Ringnews24.com: You train with plenty of great boxers at the Trad TKO gym in east London. Do you get much advice from the other lads?

Tom Baker: Yeah, they all give me a bit of advice like when I was in my early pro days. But now I know what it’s all about. They all gave me advice for my first pro fight.

Ringnews24.com: How would you describe your style?

Tom Baker: I’m a boxer, I like to pick my shots and use my jab. If it comes to having to have a war, I’ll do that too. But I like to be a good, clean boxer.

Ringnews24.com: What is the main difference between the amateurs and pros in your opinion?

Tom Baker: In the amateurs you’re a lot more tense and rigid. I’ve come to Mark now as a pro and I’m a lot more comfortable and relaxed now. He’s changed me for the better. As a pro you don’t have to worry about getting points here and there in a fight. In the pros you can waste a few shots but in the amateurs you can’t.

Ringnews24.com: Do you have a boxing nickname?

Tom Baker: No, not yet.

Ringnews24.com: What are the best and worst parts of boxing?

Tom Baker: The worst part is struggling to make weight. Bad decisions are also bad. I haven’t had to experience anything like that yet as a pro though.
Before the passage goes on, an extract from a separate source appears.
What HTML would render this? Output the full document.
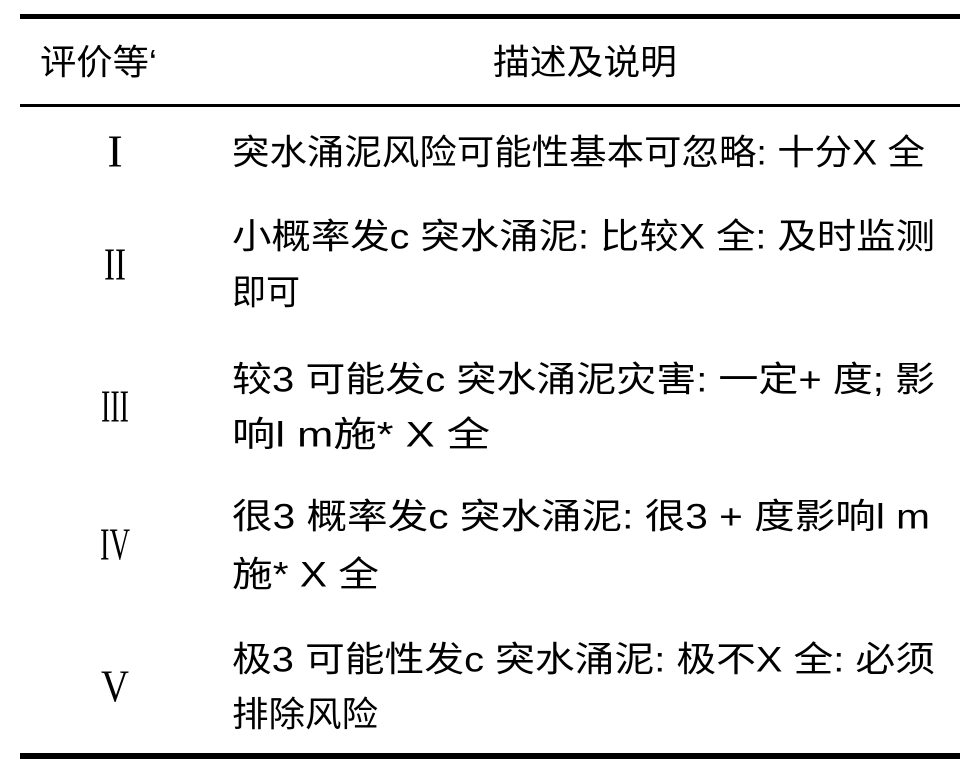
<!DOCTYPE html>
<html><head><meta charset="utf-8"><style>
html,body{margin:0;padding:0;background:#fff;}
svg{display:block}
text{font-family:"Liberation Sans","Noto Sans CJK SC",sans-serif;font-size:35px;fill:#000;dominant-baseline:central}
.r{font-family:"Liberation Serif","Noto Serif CJK SC",serif;font-size:46px;text-anchor:middle}
</style></head><body>
<svg width="979" height="776" viewBox="0 0 979 776" xmlns="http://www.w3.org/2000/svg">
<rect x="20" y="14" width="940" height="5" fill="#000"/>
<rect x="20" y="104" width="940" height="3" fill="#000"/>
<rect x="20" y="753" width="940" height="6" fill="#000"/>
<text x="40" y="63" textLength="117" lengthAdjust="spacingAndGlyphs">评价等‘</text>
<text x="493" y="63" textLength="184" lengthAdjust="spacingAndGlyphs">描述及说明</text>

<text class="r" x="115" y="151">I</text>
<text x="232" y="153" textLength="693" lengthAdjust="spacingAndGlyphs">突水涌泥风险可能性基本可忽略: 十分X 全</text>

<text class="r" x="115" y="264" textLength="22" lengthAdjust="spacingAndGlyphs">II</text>
<text x="232" y="237" textLength="703" lengthAdjust="spacingAndGlyphs">小概率发c  突水涌泥: 比较X 全: 及时监测</text>
<text x="232" y="293" textLength="68" lengthAdjust="spacingAndGlyphs">即可</text>

<text class="r" x="115" y="406" textLength="28" lengthAdjust="spacingAndGlyphs">III</text>
<text x="232" y="380" textLength="703" lengthAdjust="spacingAndGlyphs">较3  可能发c  突水涌泥灾害: 一定+  度;  影</text>
<text x="232" y="435" textLength="258" lengthAdjust="spacingAndGlyphs">响l   m施*  X 全</text>

<text class="r" x="115" y="544" textLength="30" lengthAdjust="spacingAndGlyphs">IV</text>
<text x="232" y="517" textLength="698" lengthAdjust="spacingAndGlyphs">很3  概率发c  突水涌泥: 很3  +  度影响l   m</text>
<text x="232" y="575" textLength="147" lengthAdjust="spacingAndGlyphs">施*  X 全</text>

<text class="r" x="115" y="686" textLength="28" lengthAdjust="spacingAndGlyphs">V</text>
<text x="232" y="660" textLength="703" lengthAdjust="spacingAndGlyphs">极3  可能性发c  突水涌泥: 极不X 全: 必须</text>
<text x="232" y="715" textLength="146" lengthAdjust="spacingAndGlyphs">排除风险</text>
</svg>
</body></html>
Ringnews24.com: Who is your all time favourite fighter?

Tom Baker: Sugar Ray Leonard. He had it all. He was simply World class.

Ringnews24.com: Who would you say is the best middleweight in the country right now?

Tom Baker: I’d say it’s between Billy Joe [Saunders] and Darren Barker. I’d probably say Billy Joe takes it.

Ringnews24.com: Have you got a message for boxing fans?

Tom Baker: I haven’t been a pro for long but I’m confident for the future so watch this space.